Photorealistic paintings fool the eye while revealing the artist's skill with the brush. Spanish painter Manuela Lendoyro plays with the history of photorealism both by giving her portrait paintings a dreamy, ethereal air full of color and light, and by blending parts of her subjects into the background. Her pastel colors have an almost foggy presence, and aspects of her figures, like hair, diminish into beautiful linework before dissolving into the background color.
Incredibly, Lendoyro, who is now based in San Diego, is completely self-taught. Originally, she studied fashion as a creative alternative, believing what other people said about fine arts not being a wise career choice. She wasn't happy with this work, and felt lost creatively. One day, a good friend's artist mother saw a few of Lendoyro's paintings, saying that she couldn't believe that this type of talent was being wasted.
"She opened my eyes instantly," says Lendoyro. "She was someone whom I greatly admired, and she believed in me so much. From then on, I stopped seeing my art as only a hobby."
Lendoyro credits countless childhood hours spent doodling away on drawings for helping develop her talent with photorealism. At first, she concentrated on lines, but later noticed that human beings (and everything else) are made of light, shadows, and lots of colors. For Lendoyro, this was the key to making photorealistic paintings with a colorful atmosphere.
To create these paintings, Lendoyro starts by taking photographs, usually of friends or others who are close to her. This part of the process is important: the image has to reflect an identity and a real gesture.
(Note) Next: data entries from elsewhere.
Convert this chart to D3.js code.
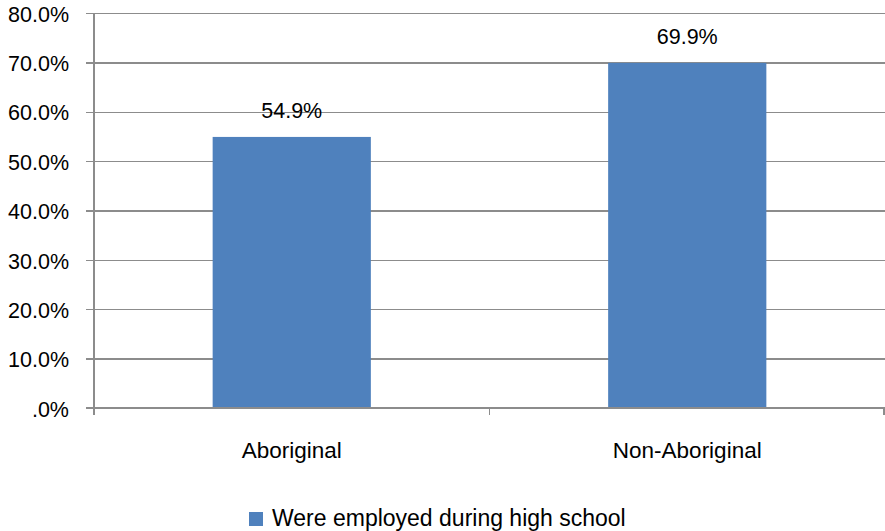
<!DOCTYPE html>
<html>
<head>
<meta charset="utf-8">
<script src="https://cdn.jsdelivr.net/npm/d3@7"></script>
<style>
  html, body { margin: 0; padding: 0; background: #fff; }
  svg text { font-family: "Liberation Sans", "Open Sans", sans-serif; fill: #000; }
</style>
</head>
<body>
<svg id="chart" width="885" height="531"></svg>
<script>
// Share of students employed during high school, by group
const categories = ["Aboriginal", "Non-Aboriginal"];
const values = [0.549, 0.699];
const valueLabels = ["54.9%", "69.9%"];
const yTicks = [0, 0.1, 0.2, 0.3, 0.4, 0.5, 0.6, 0.7, 0.8];
const yTickLabels = [".0%", "10.0%", "20.0%", "30.0%", "40.0%", "50.0%", "60.0%", "70.0%", "80.0%"];
const seriesName = "Were employed during high school";

const barColor = "#4F81BD";
const gridColor = "#8c8c8c";
const fontSize = "21.5px";

const plot = { left: 94, right: 885, top: 13, bottom: 408 };

const svg = d3.select("#chart");

const y = d3.scaleLinear().domain([0, 0.8]).range([plot.bottom, plot.top]);
const x = d3.scaleBand()
  .domain(categories)
  .range([plot.left, plot.right])
  .paddingInner(0.6)
  .paddingOuter(0.3);

// Horizontal gridlines with left tick marks
const yAxis = d3.axisLeft(y)
  .tickValues(yTicks)
  .tickSize(-(plot.right - plot.left) - 8)
  .tickFormat((d, i) => yTickLabels[i]);

const gy = svg.append("g")
  .attr("transform", `translate(${plot.left - 8},0)`)
  .call(yAxis)
  .attr("font-family", null)
  .attr("font-size", null);
gy.select(".domain").remove();
gy.selectAll(".tick line")
  .attr("stroke", gridColor)
  .attr("stroke-width", 1.3)
  .attr("shape-rendering", "crispEdges");
gy.selectAll(".tick text")
  .attr("x", -17)
  .attr("dy", "0.38em")
  .style("font-size", fontSize)
  .attr("fill", "#000");

// Vertical axis line
svg.append("line")
  .attr("x1", plot.left).attr("x2", plot.left)
  .attr("y1", plot.top).attr("y2", plot.bottom)
  .attr("stroke", gridColor)
  .attr("stroke-width", 1.3)
  .attr("shape-rendering", "crispEdges");

// Bars
svg.append("g").selectAll("rect")
  .data(categories)
  .join("rect")
  .attr("x", d => x(d))
  .attr("width", x.bandwidth())
  .attr("y", (d, i) => y(values[i]))
  .attr("height", (d, i) => y(0) - y(values[i]))
  .attr("fill", barColor);

// Value labels above bars
svg.append("g").selectAll("text")
  .data(categories)
  .join("text")
  .attr("x", d => x(d) + x.bandwidth() / 2)
  .attr("y", (d, i) => y(values[i]) - 19)
  .attr("text-anchor", "middle")
  .style("font-size", fontSize)
  .text((d, i) => valueLabels[i]);

// Category axis: baseline with ticks at band boundaries
const step = x.step();
const boundaries = d3.range(categories.length + 1).map(i => plot.left + i * step);
svg.append("line")
  .attr("x1", plot.left - 8).attr("x2", plot.right)
  .attr("y1", y(0)).attr("y2", y(0))
  .attr("stroke", gridColor)
  .attr("stroke-width", 1.3)
  .attr("shape-rendering", "crispEdges");
svg.append("g").selectAll("line")
  .data(boundaries)
  .join("line")
  .attr("x1", d => Math.min(d, plot.right - 1)).attr("x2", d => Math.min(d, plot.right - 1))
  .attr("y1", y(0)).attr("y2", y(0) + 7)
  .attr("stroke", gridColor)
  .attr("stroke-width", 1.3)
  .attr("shape-rendering", "crispEdges");

svg.append("g").selectAll("text")
  .data(categories)
  .join("text")
  .attr("x", d => x(d) + x.bandwidth() / 2)
  .attr("y", 458)
  .attr("text-anchor", "middle")
  .style("font-size", "22.5px")
  .text(d => d);

// Legend
const legend = svg.append("g");
legend.append("rect")
  .attr("x", 249).attr("y", 512)
  .attr("width", 14).attr("height", 14)
  .attr("fill", barColor);
legend.append("text")
  .attr("x", 272).attr("y", 526)
  .style("font-size", "23px")
  .text(seriesName);
</script>
</body>
</html>
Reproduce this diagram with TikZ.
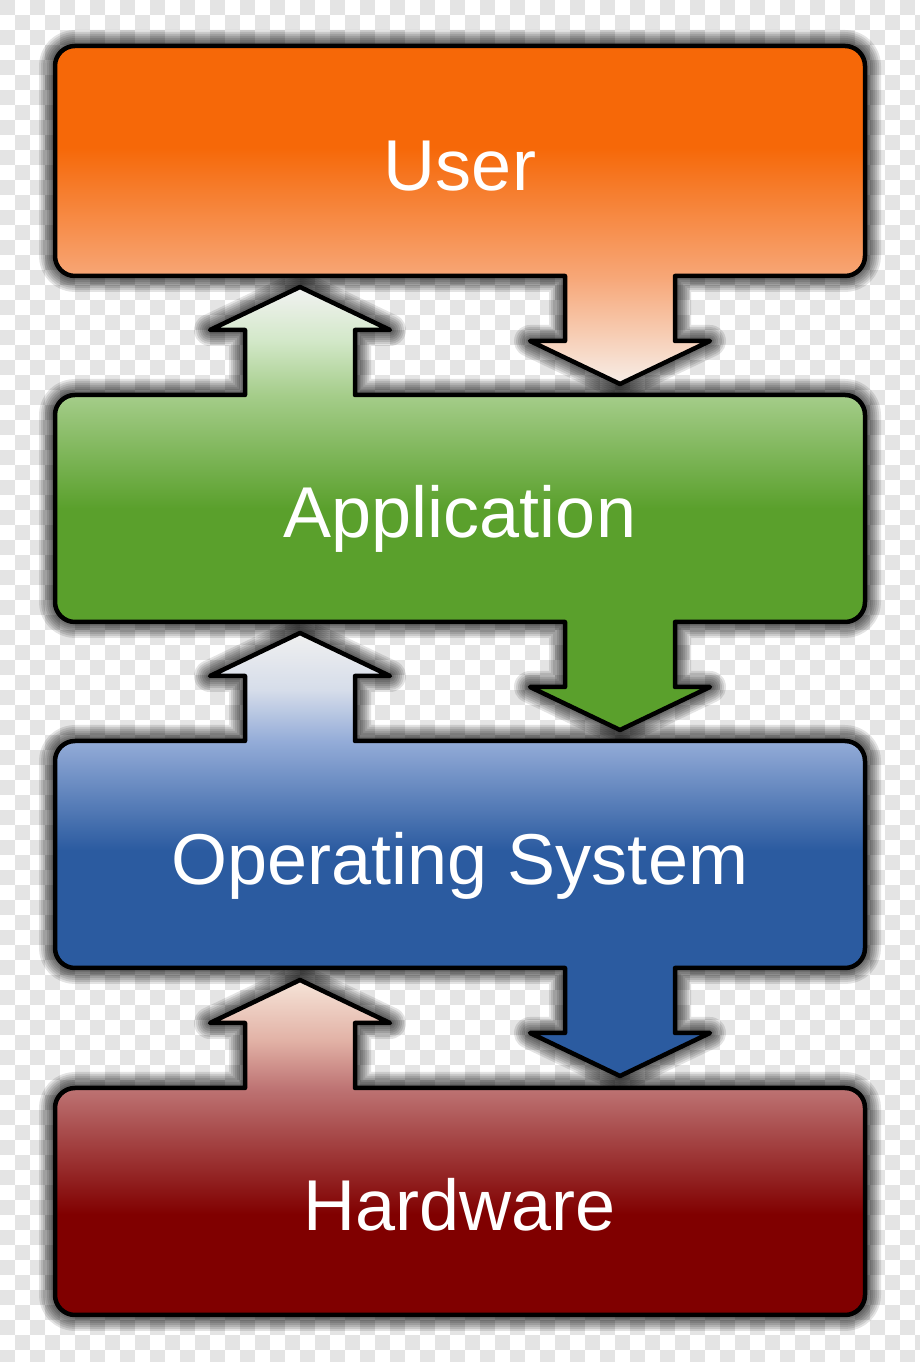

"I sometimes feel that through the connection between the artist and the model I am subconsciously trying to incorporate myself in one way or another," says Lendoyro. "Once I've chosen the image that I want to paint, I edit it and play around with the colors. Then, I sketch the image onto the canvas and then I start to paint. I mostly use oil paint for my work."
For the most part, Lendoyro focuses on figurative art since she has always been fascinated with everything that makes us human—the subconscious and pure emotions. She is also interested in humanity's relationship with nature and the wonderment of existence. "Art is a very personal thing," she says. "Painting, for me, is a way to express the complexity of emotions."
"I've always had difficulty with expressing myself through words," Lendoyro adds. "I've always felt that I'm not myself when I speak or write. Painting is my primary form of expression. Through it I explore my own identity, human nature, and what is inherent in all people."
Before leaving Spain for San Diego, Lendoyro was working on her very first collection. Currently, she is picking up where she left off.
"It's been a difficult transition for me, since in Spain I had just completed my very own studio," she says. "But, now I have an improvised area in which to paint in my new home, and have begun to create once again. My purpose is to begin my path as an artist here in the US and to dedicate myself to art 100%."